This superb double performance will remain memorable for many more reasons than its coinciding with the UK leaving the European Union. Now a much more high profile artist following the success of her musical theatre production of Hadestown, Anaïs Mitchell is at last commanding bigger audiences, although the more intimate nature of the Roundhouse’s almost-but-not-quite in the round series of concerts is fortunately still empathetic to the nuances of her sound. A number of the cast and crew of Hadestown are in the audience for this show, and the night feels celebratory, perhaps even quietly triumphant.
The first set comes from Mitchell’s current project, Bonny Light Horseman – something of a supergroup with Eric D Johnson of Fruit Bats on lead vocals and Josh Kaufman (who has worked with Craig Finn and Josh Ritter) on guitar. They are supported with considerable subtlety and depth by a supple rhythm section with a compellingly soft touch – excellent drummer JT Bates and bassist Michael Libramento. There is a poised and beautiful balance between Mitchell’s acoustic fingerpicking and Kaufman’s thoughtful and expansive colours and spindly lead lines. Bates creates a range of sound worlds by playing with sticks, brushes, soft mallets and his hands.
Whilst this performance undoubtedly feels more interactive than the album, it also retains the music’s absorbing delicacy and poignancy. From the deft and authoritative take on Blackwaterside that opens this short set, to the transcendent close vocal harmonies of Bright Morning Stars (a title that seems to somehow capture exactly how their music sounds), the band offer a thrilling and distinctive take on this music, exploring an impressive range of textures and dynamics.
If Mitchell mostly plays supporting vocalist to Johnson’s lead here, it’s because the band return to accompany Mitchell for her outstanding headline set, and some of the Bonny Light Horseman that highlight her vocals are saved for this (The Roving is particularly gleaming). The presence of the band also enables Mitchell to focus mostly on the more fleshed out and elaborate moments of her catalogue, drawing liberally from the outstanding Hadestown and Young Man In America albums. If Mitchell’s striking and distinctive voice, rich in character and feeling, is what first leaps out from her recordings, live performance makes clear that she is also an excellent guitarist, well capable of conjuring different moods from her instrument. Relaxed, warm and performing with a sense of freedom, Mitchell has a warm and natural rapport with the audience, even performing a rapturous Cosmic American solo on request.

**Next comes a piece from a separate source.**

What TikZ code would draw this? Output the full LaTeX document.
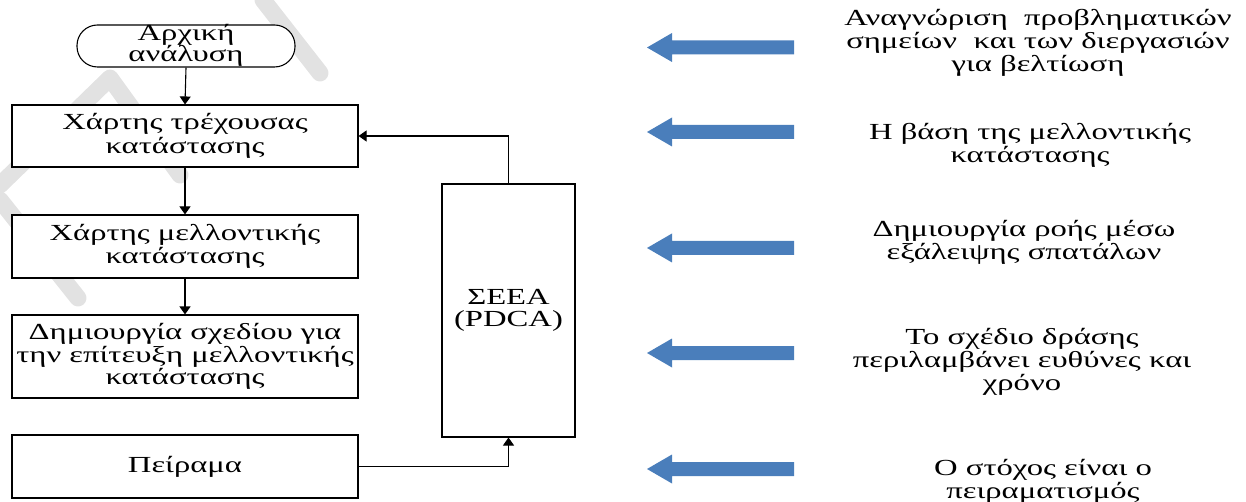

Opening the show with Ships, the rolling, hypnotic, incrementally powerful track that closed Young Man In America, it’s immediately clear that this is song craft at its best. The complementary support provided by the band breathes life into detailed and intricate arrangements, the performances always leaving space for small moments of individuality and improvisation. Songs from Hadestown (including Wedding Song and the beautiful All I’ve Ever Known) sound freshly inspired and enhanced. Perhaps best of all is the sensitive treatment of Shepherd (from Young Man In America), a song developed from a story written by Mitchell’s father. It’s a glorious folk ballad that blends tradition with contemporary arrangement.
Wilderland and Young Man In America are segued together as on the album, in a performance that blends narrative and heart with flashes of turbulence and tension. By way of contrast, the solo Now You Know, with its musing on family, intimacy, life cycles and dying, is refreshingly emotional and touching, perhaps more so given that Mitchell is seven months pregnant.
The best is perhaps saved until last, with a biting and exuberant version of Why We Build The Wall, which comes with a searing guitar solo from Kaufman that pushes the whole ensemble to a higher level and stirs the audience into applause. Mitchell and the band receive deserved standing ovations and encore with 10,000 Miles from the Bonny Light Horseman album, appropriately emphasising the fruits of their collective endeavour. It’s good to be reminded of what collaboration can achieve, on a night mostly celebrating withdrawal and isolation.